Whether or not he was publicly forced into stating it, Israeli Prime Minister Binyamin Netanyahu has now said what most focused Israelis and Israel-watchers have realized for quite some time: the creation of any Palestinian State now, as weak as it is and has been since its leadership began attempting to resemble a functioning state, would be immediately subsumed (or, if you will, “gobbled up”) by ISIS or any of the other Islamic extremist groups in the region.
For that reason alone, if not for the myriad others – such as its own leadership’s inclination towards and support for its own version of terrorism – it is impossible for any responsible leader in the region to consider the creation of a Palestinian State any time soon.
In the words of the Israeli prime minister regarding the calamitous instability in the region and its impact on whether there should be a Palestinian state anytime soon: “Therefore, there will not be any withdrawals or concessions. The matter is simply irrelevant.”
Whether Netanyahu’s hand was forced because of the pressure placed on him by the Religious Zionist party Bayit Yehudi which consistently states it will not hand over any territory to the Arabs, or because a right-wing member of his own Likud party got the ball rolling, the end result is the same.
The cat is back in the bag, the Two State “Solution” is now clearly only a solution for ending Israel, and enslaving even the Palestinian Arabs themselves. For the safety of all those living in the land south of Lebanon, west of Syria and Jordan and north of Egypt, the only way to prevent ISIS and its fellow barbarous murderers is for Israel to remain in control of all the borders.
The Israeli prime minister began his most recent iteration in his leadership role with a earth-shattering speech at Bar Ilan University. Netanyahu invoked the “Two State” mantra as if it were within reach.
In that 2009 speech at Bar-Ilan, Netanyahu said he would recognize a Palestinian State “if we get a guarantee of demilitarization, and if the Palestinians recognize Israel as the Jewish state.” He said, if that were to happen, “we are ready to agree to a real peace agreement, a demilitarized Palestinian state side by side with the Jewish state.”
Even after the recent Gaza wars and bruising condemnations of Israeli self-defense by much of the international community, Netanyahu continued speaking, at least in public, of working with the Palestinian Arab leadership towards a result they claim (an idea that much of the international community was pushing very hard) they want: a Palestinian State.

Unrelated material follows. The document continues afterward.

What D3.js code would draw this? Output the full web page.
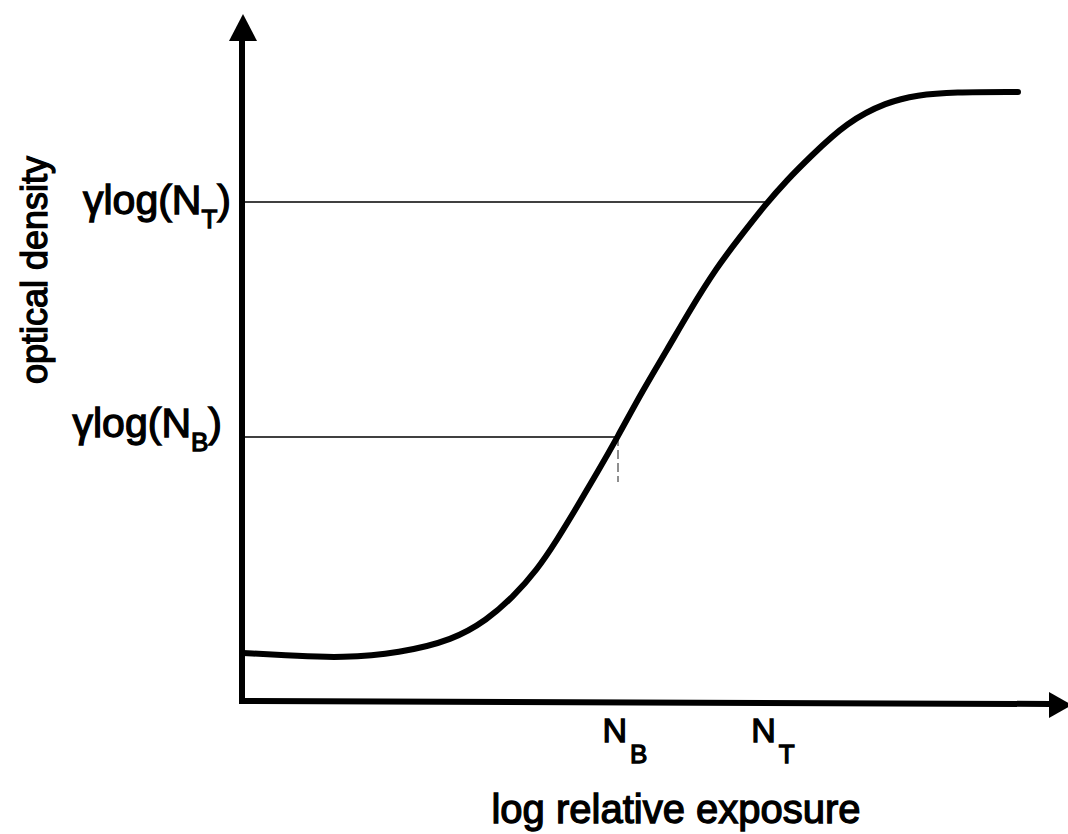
<!DOCTYPE html>
<html>
<head>
<meta charset="utf-8">
<script src="https://cdn.jsdelivr.net/npm/d3@7"></script>
<style>
  body { margin: 0; background: #fff; }
  svg { display: block; }
  text { font-family: "Liberation Sans", Arial, sans-serif; fill: #000; stroke: #000; stroke-width: 1.3px; }
</style>
</head>
<body>
<script>
// characteristic curve (arbitrary units)
var curveX = [0.01, 0.58, 0.98, 1.58, 2.11, 2.45, 2.71, 2.95, 3.15, 3.35, 3.55, 3.75, 4.01, 4.25, 4.48, 4.75, 4.98, 5.23, 5.45, 5.68, 6.05, 6.45, 6.75, 7.11, 7.76];
var curveY = [0.48, 0.45, 0.43, 0.48, 0.61, 0.81, 1.04, 1.31, 1.61, 1.94, 2.28, 2.63, 3.11, 3.51, 3.91, 4.34, 4.64, 4.96, 5.21, 5.44, 5.79, 5.99, 6.06, 6.09, 6.09];

// reference marks
var markNames = ["B", "T"];
var markX = [3.75, 5.23];
var markY = [2.64, 4.99];

var width = 1068, height = 834;
var origin = {x: 242, y: 701};

var svg = d3.select("body")
  .append("svg")
    .attr("width", width)
    .attr("height", height);

var x = d3.scaleLinear().domain([0, 8.26]).range([origin.x, origin.x + 826]);
var y = d3.scaleLinear().domain([0, 6.87]).range([origin.y, origin.y - 687]);

var points = curveX.map(function(d, i) { return [d, curveY[i]]; });

// thin guide lines
svg.selectAll("line.guide")
  .data(markX)
  .enter()
    .append("line")
      .attr("class", "guide")
      .attr("x1", x(0))
      .attr("x2", function(d) { return x(d); })
      .attr("y1", function(d, i) { return y(markY[i]); })
      .attr("y2", function(d, i) { return y(markY[i]); })
      .attr("stroke", "#000")
      .attr("stroke-width", 1.5);

// short dashed drop below N_B
svg.append("line")
  .attr("x1", x(markX[0]) + 1)
  .attr("x2", x(markX[0]) + 1)
  .attr("y1", y(markY[0]))
  .attr("y2", y(markY[0]) + 45)
  .attr("stroke", "#444")
  .attr("stroke-width", 1.2)
  .attr("stroke-dasharray", "9,4");

// axes
svg.append("line")
  .attr("x1", x(0)).attr("y1", y(0) + 2.5)
  .attr("x2", x(0)).attr("y2", y(6.87) + 24)
  .attr("stroke", "#000").attr("stroke-width", 6);
svg.append("line")
  .attr("x1", x(0) - 3).attr("y1", y(0))
  .attr("x2", x(8.26) - 18).attr("y2", y(0) + 3)
  .attr("stroke", "#000").attr("stroke-width", 6);

// arrow heads
var yTip = [x(0) + 1, y(6.87)];
svg.append("path")
  .attr("d", "M" + yTip[0] + "," + yTip[1] + " L" + (yTip[0] + 14) + "," + (yTip[1] + 27) +
             " L" + (yTip[0] - 14) + "," + (yTip[1] + 27) + " Z")
  .attr("fill", "#000");
var xTip = [x(8.26) + 4, y(0) + 4];
svg.append("path")
  .attr("d", "M" + xTip[0] + "," + xTip[1] + " L" + (xTip[0] - 23) + "," + (xTip[1] - 13) +
             " L" + (xTip[0] - 23) + "," + (xTip[1] + 13) + " Z")
  .attr("fill", "#000");

// the curve
svg.append("path")
  .datum(points)
  .attr("fill", "none")
  .attr("stroke", "#000")
  .attr("stroke-width", 6)
  .attr("stroke-linecap", "round")
  .attr("d", d3.line()
    .x(function(d) { return x(d[0]); })
    .y(function(d) { return y(d[1]); })
    .curve(d3.curveBasis));

// y labels: gamma log(N)
var yLabelEnd = [222, 231];
markNames.forEach(function(n, i) {
  var t = svg.append("text")
    .attr("x", yLabelEnd[i])
    .attr("y", i == 0 ? y(markY[i]) : y(markY[i]) + 12)
    .attr("text-anchor", "end")
    .attr("font-size", 41);
  t.append("tspan").text("\u03b3log(N");
  t.append("tspan").attr("font-size", 26).attr("dy", 14).text(n);
  t.append("tspan").attr("dy", -14).text(")");
});

// x labels: N_B, N_T
markNames.forEach(function(n, i) {
  var t = svg.append("text")
    .attr("x", x(markX[i]) + 8)
    .attr("y", 742)
    .attr("text-anchor", "middle")
    .attr("font-size", 34);
  t.append("tspan").text("N");
  t.append("tspan").attr("font-size", 26).attr("dx", 3).attr("dy", 21).text(n);
});

// axis titles
svg.append("text")
  .attr("x", 676)
  .attr("y", 823)
  .attr("text-anchor", "middle")
  .attr("font-size", 40)
  .text("log relative exposure");

svg.append("text")
  .attr("transform", "translate(47,270) rotate(-90)")
  .attr("text-anchor", "middle")
  .attr("font-size", 36)
  .text("optical density");
</script>
</body>
</html>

Perhaps Netanyahu and his advisers believed that Israeli security is so strong it could even survive the birth of a tiny terror state of Palestine (Palistan?). But inviting ISIS into its own neural network? That would make the recent machete, hammer and automobile terrorism by local Palestinian Arab terrorists look like mere schoolyard spitting contests.
Netanyahu’s statement shutting the door on Palestinian statehood came on Sunday, March 8. It came in response to a question about a position taken by the Likud party’s answer to a small Israeli paper’s campaign question.
As Lahav Harkov reported in the Jerusalem Post on Sunday, “The article claimed that the Likud’s answer to a question as to its leader’s position on Palestinian statehood was: “The prime minister told the public that the Bar-Ilan speech [in which he advocated a demilitarized Palestinian state] is canceled.”
According to Harkov, a Likud spokesperson said party member MK Tzipi Hotovely provided the answer and it was her personal position. But regardless of whose language appeared in the campaign response, Netanyahu later made it clear he would not allow ISIS to fill the vacuum created by a weak Palestinian State.